Exercise prompt:
Present every line in which the string "with" appears.

START Source material

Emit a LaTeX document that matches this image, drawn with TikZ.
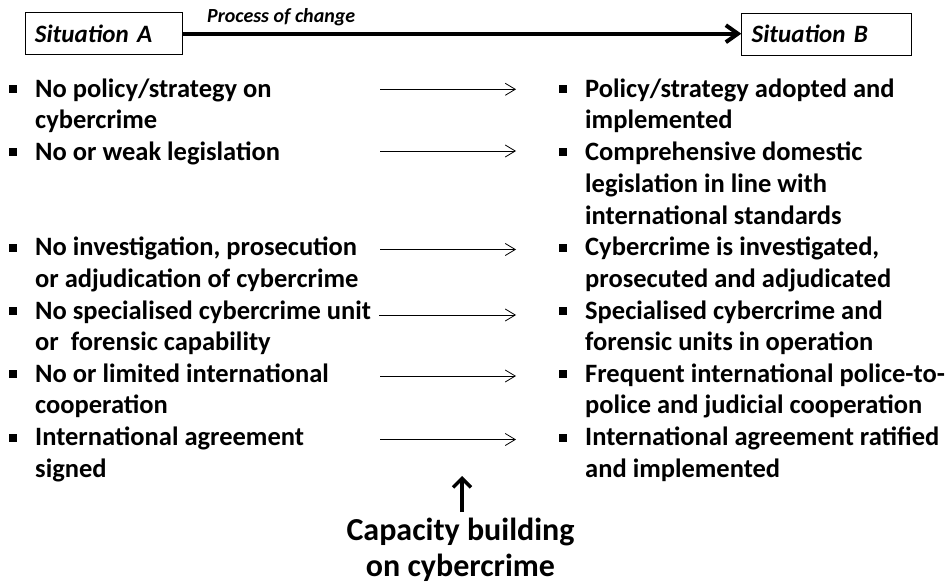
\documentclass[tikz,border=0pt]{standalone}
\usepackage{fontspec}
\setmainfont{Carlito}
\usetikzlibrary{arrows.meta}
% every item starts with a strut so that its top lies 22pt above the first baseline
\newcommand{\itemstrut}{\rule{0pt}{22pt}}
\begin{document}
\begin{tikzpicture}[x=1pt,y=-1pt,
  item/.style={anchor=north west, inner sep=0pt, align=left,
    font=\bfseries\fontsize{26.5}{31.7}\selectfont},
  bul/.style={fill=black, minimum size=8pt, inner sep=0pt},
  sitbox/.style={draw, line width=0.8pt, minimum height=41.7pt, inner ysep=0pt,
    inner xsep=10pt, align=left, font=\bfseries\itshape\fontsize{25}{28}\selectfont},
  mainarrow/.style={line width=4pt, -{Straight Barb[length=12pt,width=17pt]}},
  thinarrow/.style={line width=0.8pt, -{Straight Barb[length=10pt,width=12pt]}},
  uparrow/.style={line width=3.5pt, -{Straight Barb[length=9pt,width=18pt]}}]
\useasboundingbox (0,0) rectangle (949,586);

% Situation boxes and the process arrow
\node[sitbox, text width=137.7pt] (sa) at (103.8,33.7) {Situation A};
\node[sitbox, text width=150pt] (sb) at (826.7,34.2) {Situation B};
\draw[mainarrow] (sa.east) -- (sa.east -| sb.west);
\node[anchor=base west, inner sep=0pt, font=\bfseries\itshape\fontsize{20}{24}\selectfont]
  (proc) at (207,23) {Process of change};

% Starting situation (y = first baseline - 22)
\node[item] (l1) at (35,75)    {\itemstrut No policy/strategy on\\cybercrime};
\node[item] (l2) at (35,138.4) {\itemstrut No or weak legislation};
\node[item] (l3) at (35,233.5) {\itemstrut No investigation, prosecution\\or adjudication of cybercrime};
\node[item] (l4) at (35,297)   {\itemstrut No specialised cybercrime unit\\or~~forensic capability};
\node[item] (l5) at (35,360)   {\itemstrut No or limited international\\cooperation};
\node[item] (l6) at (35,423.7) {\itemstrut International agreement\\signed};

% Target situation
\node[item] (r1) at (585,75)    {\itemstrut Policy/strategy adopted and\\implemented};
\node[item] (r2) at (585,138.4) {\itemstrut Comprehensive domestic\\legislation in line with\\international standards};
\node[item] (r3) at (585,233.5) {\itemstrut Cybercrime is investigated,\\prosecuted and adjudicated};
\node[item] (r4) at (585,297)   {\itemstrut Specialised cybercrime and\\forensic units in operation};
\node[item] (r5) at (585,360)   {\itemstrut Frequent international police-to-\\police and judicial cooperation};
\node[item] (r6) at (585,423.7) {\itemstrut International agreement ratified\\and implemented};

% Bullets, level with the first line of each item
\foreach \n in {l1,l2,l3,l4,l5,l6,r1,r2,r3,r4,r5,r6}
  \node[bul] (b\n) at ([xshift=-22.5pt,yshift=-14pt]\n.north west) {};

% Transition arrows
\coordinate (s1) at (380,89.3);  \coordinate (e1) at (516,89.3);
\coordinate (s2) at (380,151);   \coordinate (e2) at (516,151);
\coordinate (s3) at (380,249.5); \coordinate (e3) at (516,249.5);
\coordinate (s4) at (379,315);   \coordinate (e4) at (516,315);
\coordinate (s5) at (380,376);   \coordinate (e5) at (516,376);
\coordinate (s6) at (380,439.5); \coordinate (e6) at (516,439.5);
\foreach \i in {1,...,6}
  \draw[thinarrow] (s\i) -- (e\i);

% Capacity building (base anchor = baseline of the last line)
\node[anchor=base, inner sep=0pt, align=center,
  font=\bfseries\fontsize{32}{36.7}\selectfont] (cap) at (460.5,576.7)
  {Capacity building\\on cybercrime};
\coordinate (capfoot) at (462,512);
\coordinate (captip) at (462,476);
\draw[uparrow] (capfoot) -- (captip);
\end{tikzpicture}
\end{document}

END Source material

Output of the task:
Emit a LaTeX document that matches this image, drawn with TikZ.
% every item starts with a strut so that its top lies 22pt above the first baseline
\node[item] (r2) at (585,138.4) {\itemstrut Comprehensive domestic\\legislation in line with\\international standards};
% Bullets, level with the first line of each item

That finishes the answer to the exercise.